• [WHAT YOU SHOULD DO]
Check every line below for the word "this" and give only the number of lines where it appears.

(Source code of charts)
•••

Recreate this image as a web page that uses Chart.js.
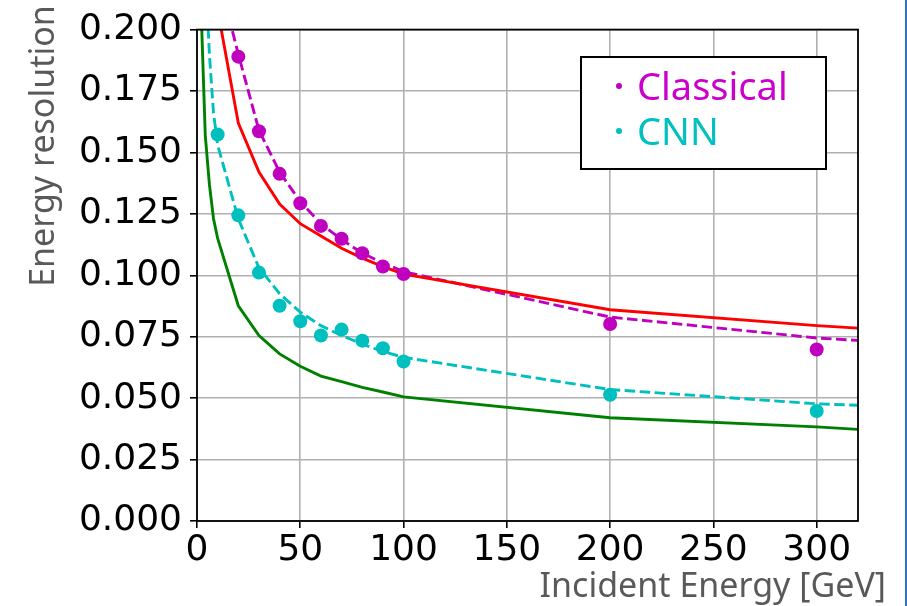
<!DOCTYPE html>
<html><head><meta charset="utf-8">
<script src="https://cdn.jsdelivr.net/npm/chart.js@4.4.0/dist/chart.umd.min.js"></script>
<style>html,body{margin:0;padding:0;background:#fff;overflow:hidden}</style>
</head><body>
<canvas id="c" width="907" height="606"></canvas>
<script>
// Measured points
const energies = [10, 20, 30, 40, 50, 60, 70, 80, 90, 100, 200, 300];
const classicalPoints = [null, 0.189, 0.1586, 0.1413, 0.1293, 0.1201, 0.1149, 0.1090, 0.1036, 0.1005, 0.0802, 0.0698];
const cnnPoints = [0.1573, 0.1244, 0.1011, 0.0876, 0.0813, 0.0755, 0.0779, 0.0734, 0.0703, 0.0649, 0.0514, 0.0448];
// Curves
const curveEnergies = [2, 4, 6, 8, 10, 20, 30, 40, 50, 60, 70, 80, 90, 100, 200, 300, 320];
const redSolid = [null, null, null, null, 0.208, 0.162, 0.142, 0.129, 0.121, 0.116, 0.111, 0.107, 0.1035, 0.1005, 0.086, 0.0795, 0.0785];
const classicalDashed = [null, null, null, null, 0.223, 0.190, 0.159, 0.142, 0.130, 0.121, 0.1145, 0.109, 0.105, 0.1015, 0.083, 0.0745, 0.0735];
const cnnDashed = [null, 0.225, 0.190, 0.166, 0.153, 0.123, 0.103, 0.0925, 0.085, 0.0795, 0.0755, 0.072, 0.069, 0.0666, 0.0535, 0.0477, 0.0471];
const greenSolid = [0.208, 0.157, 0.137, 0.123, 0.115, 0.0876, 0.0755, 0.068, 0.063, 0.059, 0.0567, 0.0544, 0.0525, 0.0505, 0.042, 0.0383, 0.0373];
// Ticks and labels
const xTicks = [0, 50, 100, 150, 200, 250, 300];
const yTicks = [0, 0.025, 0.05, 0.075, 0.1, 0.125, 0.15, 0.175, 0.2];
const xTitle = 'Incident Energy [GeV]';
const yTitle = 'Energy resolution';
const legendLabels = ['Classical', 'CNN'];

const toXY = (xs, ys) => xs.map((x, i) => ({x: x, y: ys[i]})).filter(p => p.y !== null);

const MAG = '#bf00bf', CYA = '#00bfbf';

const deco = {
  id: 'deco',
  afterDraw(chart) {
    const ctx = chart.ctx, a = chart.chartArea;
    ctx.save();
    // spines
    ctx.strokeStyle = '#000'; ctx.lineWidth = 1.8;
    ctx.strokeRect(a.left, a.top, a.right - a.left, a.bottom - a.top);
    // legend
    ctx.fillStyle = '#fff';
    ctx.fillRect(581, 57, 245, 112);
    ctx.lineWidth = 2; ctx.strokeStyle = '#000';
    ctx.strokeRect(581, 57, 245, 112);
    const cols = [MAG, CYA], textCols = ['#cc00cc', '#00c0c0'], ys = [86, 131];
    ctx.font = '38px "Noto Sans"';
    ctx.textBaseline = 'middle'; ctx.textAlign = 'left';
    legendLabels.forEach((t, i) => {
      ctx.fillStyle = cols[i];
      ctx.beginPath(); ctx.arc(619, ys[i], 3, 0, Math.PI * 2); ctx.fill();
      ctx.fillStyle = textCols[i];
      ctx.fillText(t, 637, ys[i] + 3);
    });
    // axis titles
    ctx.fillStyle = '#595959';
    ctx.font = '34px "Noto Sans"';
    ctx.textAlign = 'right'; ctx.textBaseline = 'alphabetic';
    ctx.fillText(xTitle, 886, 597);
    ctx.translate(54, 146);
    ctx.rotate(-Math.PI / 2);
    ctx.textAlign = 'center';
    ctx.fillText(yTitle, 0, 0);
    ctx.restore();
    // slide edge
    ctx.fillStyle = '#2e75c0';
    ctx.fillRect(905, 0, 2, 606);
  }
};

const lineDs = (label, xs, ys, color, dashed) => ({
  label, data: toXY(xs, ys), showLine: true, borderColor: color, borderWidth: 2.9,
  borderDash: dashed ? [10.5, 4.5] : [], pointRadius: 0, fill: false, tension: 0
});
const ptDs = (label, xs, ys, color) => ({
  label, data: toXY(xs, ys), showLine: false, backgroundColor: color, borderColor: color,
  borderWidth: 0, pointRadius: 7
});

new Chart(document.getElementById('c'), {
  type: 'scatter',
  data: {
    datasets: [
      ptDs(legendLabels[0], energies, classicalPoints, MAG),
      ptDs(legendLabels[1], energies, cnnPoints, CYA),
      lineDs('red', curveEnergies, redSolid, '#ff0000', false),
      lineDs('classical fit', curveEnergies, classicalDashed, MAG, true),
      lineDs('cnn fit', curveEnergies, cnnDashed, CYA, true),
      lineDs('green', curveEnergies, greenSolid, '#008000', false)
    ]
  },
  options: {
    responsive: false, animation: false, devicePixelRatio: 1,
    layout: {padding: {top: 28, right: 49, left: 0, bottom: 0}},
    plugins: {legend: {display: false}, tooltip: {enabled: false}},
    scales: {
      x: {
        type: 'linear', min: 0, max: 320,
        afterBuildTicks: s => { s.ticks = xTicks.map(v => ({value: v})); },
        afterFit: s => { s.height = 85; },
        grid: {color: '#b0b0b0', lineWidth: 1.6, tickColor: '#000', tickLength: 7, tickWidth: 1.6},
        border: {display: false},
        ticks: {color: '#000', font: {family: 'DejaVu Sans', size: 36}, padding: 1, maxRotation: 0, autoSkip: false}
      },
      y: {
        type: 'linear', min: 0, max: 0.2,
        afterBuildTicks: s => { s.ticks = yTicks.map(v => ({value: v})); },
        afterFit: s => { s.width = 197; },
        grid: {color: '#b0b0b0', lineWidth: 1.6, tickColor: '#000', tickLength: 7, tickWidth: 1.6},
        border: {display: false},
        ticks: {color: '#000', font: {family: 'DejaVu Sans', size: 36}, padding: 8, autoSkip: false,
          callback: v => v.toFixed(3)}
      }
    }
  },
  plugins: [deco]
});
</script>
</body></html>
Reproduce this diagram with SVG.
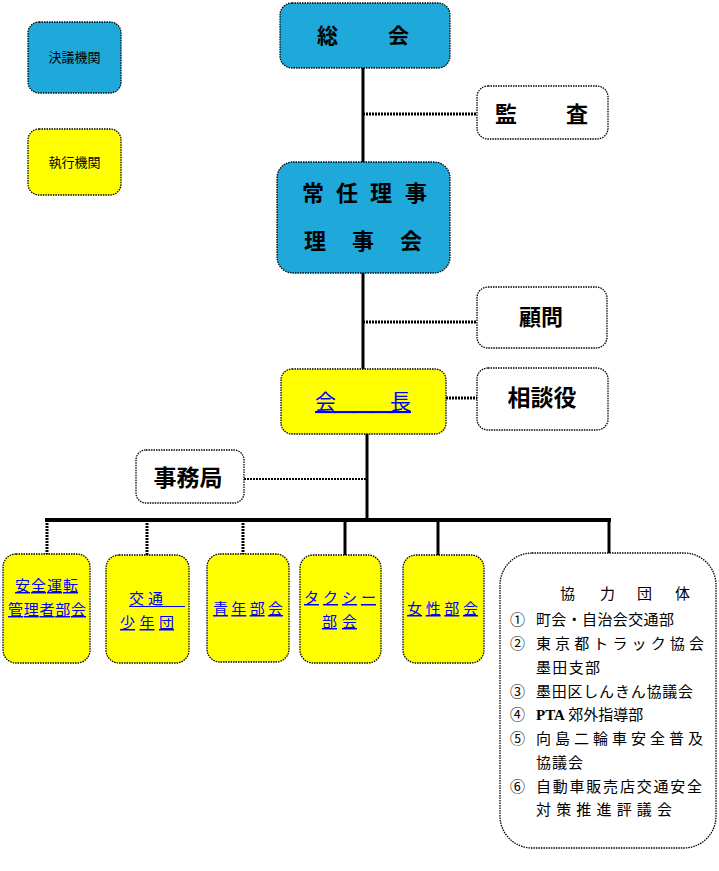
<svg xmlns="http://www.w3.org/2000/svg" width="719" height="871" viewBox="0 0 719 871">
<style>
.box{stroke:#000;stroke-width:1.3;stroke-dasharray:1.5 1}
.blue{fill:#1fa8da}
.yel{fill:#ffff00}
.wh{fill:#fff}
.hd{font-family:"Noto Sans CJK JP","Noto Sans",sans-serif;font-weight:bold;fill:#000}
.lnk{font-family:"Noto Sans CJK JP","Noto Sans",sans-serif;fill:#0000ff;text-decoration:underline}
.sm{font-family:"Noto Sans CJK JP","Noto Sans",sans-serif;fill:#000;font-size:13px}
.li{font-family:"Noto Sans CJK JP","Noto Sans",sans-serif;fill:#000;font-size:15px}
.c{stroke:#000;stroke-width:3;fill:none}
.d{stroke:#000;stroke-width:3;stroke-dasharray:2 1;fill:none}
</style>
<rect width="719" height="871" fill="#fff"/>
<g id="connectors">
<line class="c" x1="363" y1="68" x2="363" y2="163"/>
<line class="c" x1="363" y1="273" x2="363" y2="370"/>
<line class="d" x1="363" y1="114" x2="477" y2="114"/>
<line class="d" x1="363" y1="322" x2="477" y2="322"/>
<line class="d" x1="446" y1="398" x2="477" y2="398"/>
<line class="c" x1="367" y1="434" x2="367" y2="521"/>
<line stroke="#000" stroke-width="2" stroke-dasharray="2 1" x1="244" y1="479" x2="367" y2="479"/>
<line stroke="#000" stroke-width="4" x1="45" y1="520" x2="611" y2="520"/>
<line class="d" x1="47" y1="520" x2="47" y2="554"/>
<line class="d" x1="147" y1="520" x2="147" y2="555"/>
<line class="d" x1="243" y1="520" x2="243" y2="554"/>
<line class="c" x1="345" y1="520" x2="345" y2="555"/>
<line class="c" x1="438" y1="520" x2="438" y2="555"/>
<line class="c" x1="609" y1="520" x2="609" y2="553"/>
</g>
<g id="legend-decision">
<rect class="box blue" x="28" y="22" width="93" height="71" rx="11"/>
<text class="sm" x="74.5" y="62" text-anchor="middle">決議機関</text>
</g>
<g id="legend-exec">
<rect class="box yel" x="28" y="129" width="93" height="66" rx="11"/>
<text class="sm" x="74.5" y="167" text-anchor="middle">執行機関</text>
</g>
<g id="soukai">
<rect class="box blue" x="280" y="3" width="170" height="65" rx="12"/>
<text class="hd" font-size="21" x="317 388" y="43">総会</text>
</g>
<g id="kansa">
<rect class="box wh" x="477" y="86" width="131" height="53" rx="11"/>
<text class="hd" font-size="22" x="495 566" y="122">監査</text>
</g>
<g id="rijikai">
<rect class="box blue" x="277" y="162" width="173" height="111" rx="16"/>
<text class="hd" font-size="22" x="302 336 370 405" y="201">常任理事</text>
<text class="hd" font-size="22" x="304 352 400" y="249">理事会</text>
</g>
<g id="komon">
<rect class="box wh" x="477" y="287" width="130" height="61" rx="11"/>
<text class="hd" font-size="22" x="541" y="325" text-anchor="middle">顧問</text>
</g>
<g id="kaicho">
<rect class="box yel" x="281" y="369" width="165" height="65" rx="11"/>
<text class="lnk" font-size="21" x="315" y="409" textLength="96" lengthAdjust="spacing">会　　　長</text>
</g>
<g id="soudanyaku">
<rect class="box wh" x="477" y="368" width="131" height="62" rx="11"/>
<text class="hd" font-size="23" x="542" y="406" text-anchor="middle">相談役</text>
</g>
<g id="jimukyoku">
<rect class="box wh" x="136" y="450" width="108" height="53" rx="10"/>
<text class="hd" font-size="23" x="188" y="486" text-anchor="middle">事務局</text>
</g>
<g id="anzen">
<rect class="box yel" x="3" y="554" width="87" height="109" rx="13"/>
<text class="lnk" font-size="15" x="15" y="591" textLength="63" lengthAdjust="spacing">安全運転</text>
<text class="lnk" font-size="15" x="8" y="615" textLength="78" lengthAdjust="spacing">管理者部会</text>
</g>
<g id="kotsu">
<rect class="box yel" x="106" y="555" width="83" height="108" rx="13"/>
<text class="lnk" font-size="15" x="129" y="604" textLength="34" lengthAdjust="spacing" style="text-decoration:none">交通</text>
<line x1="129" y1="606.5" x2="185" y2="606.5" stroke="#0000ff" stroke-width="1"/>
<text class="lnk" font-size="15" x="120" y="628" textLength="54" lengthAdjust="spacing">少年団</text>
</g>
<g id="seinen">
<rect class="box yel" x="207" y="554" width="82" height="108" rx="13"/>
<text class="lnk" font-size="15" x="213" y="614" textLength="70" lengthAdjust="spacing">青年部会</text>
</g>
<g id="taxi">
<rect class="box yel" x="300" y="555" width="81" height="108" rx="13"/>
<text class="lnk" font-size="15" x="304" y="603" textLength="72" lengthAdjust="spacing">タクシー</text>
<text class="lnk" font-size="15" x="322" y="627" textLength="35" lengthAdjust="spacing">部会</text>
</g>
<g id="josei">
<rect class="box yel" x="403" y="555" width="81" height="108" rx="13"/>
<text class="lnk" font-size="15" x="407" y="614" textLength="71" lengthAdjust="spacing">女性部会</text>
</g>
<g id="kyoryoku">
<rect class="box wh" x="500" y="553" width="216" height="295" rx="32"/>
<text class="li" x="560 600 637 675" y="599">協力団体</text>
<text class="li" x="510" y="625" font-size="16">①</text>
<text class="li" x="536" y="625" textLength="138" lengthAdjust="spacing">町会・自治会交通部</text>
<text class="li" x="510" y="649" font-size="16">②</text>
<text class="li" x="536" y="649" textLength="168" lengthAdjust="spacing">東京都トラック協会</text>
<text class="li" x="536" y="673" textLength="64" lengthAdjust="spacing">墨田支部</text>
<text class="li" x="510" y="697" font-size="16">③</text>
<text class="li" x="536" y="697" textLength="157" lengthAdjust="spacing">墨田区しんきん協議会</text>
<text class="li" x="510" y="720" font-size="16">④</text>
<text class="li" x="536" y="720"><tspan font-family="Liberation Serif,serif" font-weight="bold">PTA</tspan> 郊外指導部</text>
<text class="li" x="510" y="744" font-size="16">⑤</text>
<text class="li" x="536" y="744" textLength="167" lengthAdjust="spacing">向島二輪車安全普及</text>
<text class="li" x="536" y="768" textLength="47" lengthAdjust="spacing">協議会</text>
<text class="li" x="510" y="792" font-size="16">⑥</text>
<text class="li" x="536" y="792" textLength="166" lengthAdjust="spacing">自動車販売店交通安全</text>
<text class="li" x="536" y="815" textLength="136" lengthAdjust="spacing">対策推進評議会</text>
</g>
</svg>
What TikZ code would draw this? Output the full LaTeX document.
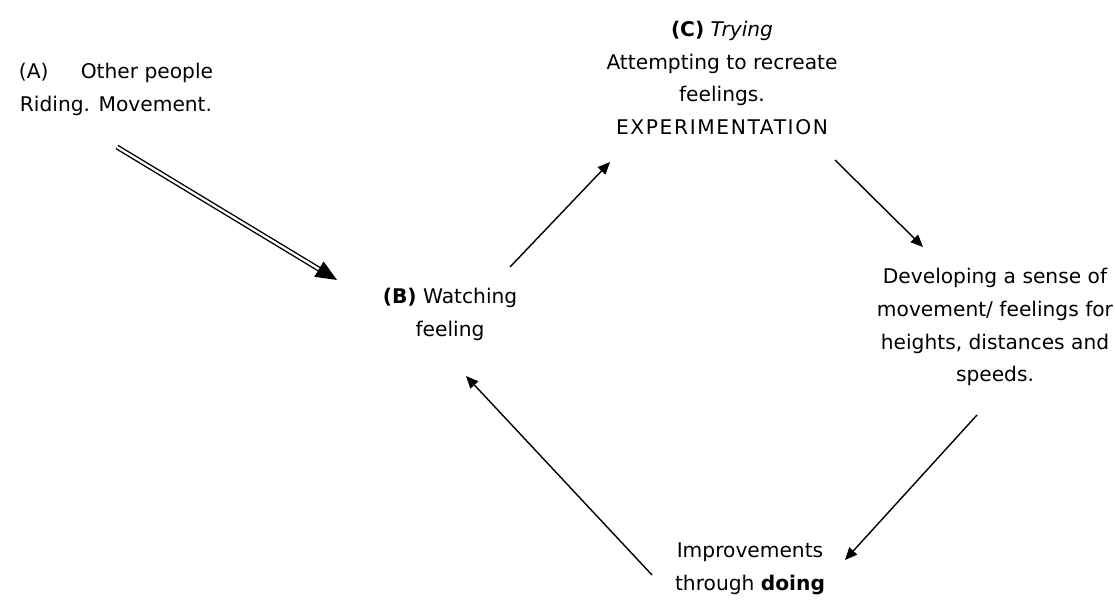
\documentclass[tikz,border=0pt]{standalone}
\usepackage{fontspec}
\setmainfont{DejaVu Sans}
\usetikzlibrary{arrows.meta}

\begin{document}
\begin{tikzpicture}[x=0.02cm, y=-0.02cm,
    txt/.style={align=center, inner sep=0pt, font=\fontsize{11.5}{18.7}\selectfont},
    arr/.style={line width=0.8pt, -{Triangle[length=7pt, width=6pt]}},
    dblarr/.style={double, double distance=1.3pt, line width=0.8pt, -{Triangle[length=12pt, width=10pt]}}]
  \useasboundingbox (0,0) rectangle (1115,602);
  % stages of the cycle
  \node [txt] (a) at (116,89) {(A)\hspace{1.6em}Other people\\ Riding. Movement.};
  \node [txt] (c) at (722,78) {\textbf{(C)} \textit{Trying}\\ Attempting to recreate\\ feelings.\\ {\addfontfeature{LetterSpace=8}EXPERIMENTATION}};
  \node [txt] (b) at (450,314) {\textbf{(B)} Watching\\ feeling};
  \node [txt] (d) at (995,327) {Developing a sense of\\ movement/ feelings for\\ heights, distances and\\ speeds.};
  \node [txt] (e) at (750,569) {Improvements\\ through \textbf{doing}};
  % arrow ends
  \coordinate (a-out) at (117,147);
  \coordinate (b-in) at (337,280);
  \coordinate (b-out) at (510,267);
  \coordinate (c-in) at (610,162);
  \coordinate (c-out) at (835,160);
  \coordinate (d-in) at (923,247);
  \coordinate (d-out) at (977,415);
  \coordinate (e-in) at (845,560);
  \coordinate (e-out) at (652,575);
  \coordinate (b-in2) at (466,376);
  \draw [dblarr] (a-out) -- (b-in);
  \draw [arr] (b-out) -- (c-in);
  \draw [arr] (c-out) -- (d-in);
  \draw [arr] (d-out) -- (e-in);
  \draw [arr] (e-out) -- (b-in2);
\end{tikzpicture}
\end{document}
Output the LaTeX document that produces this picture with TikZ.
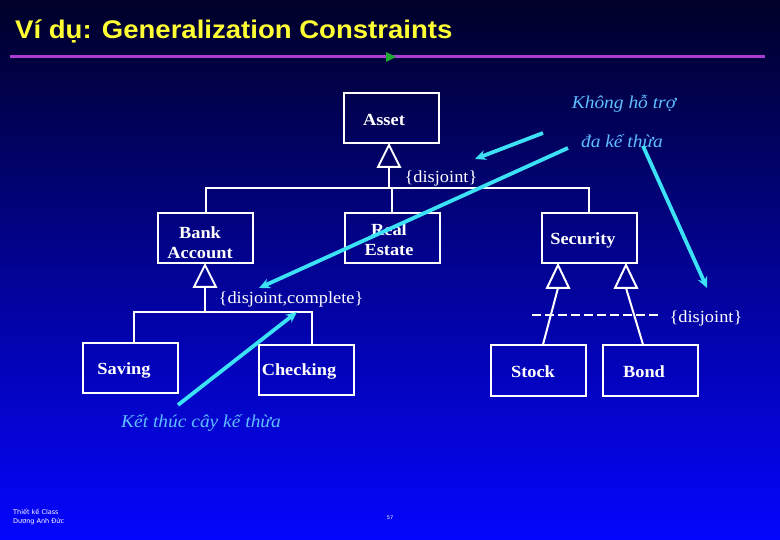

•••

• [THE OUTPUT]
4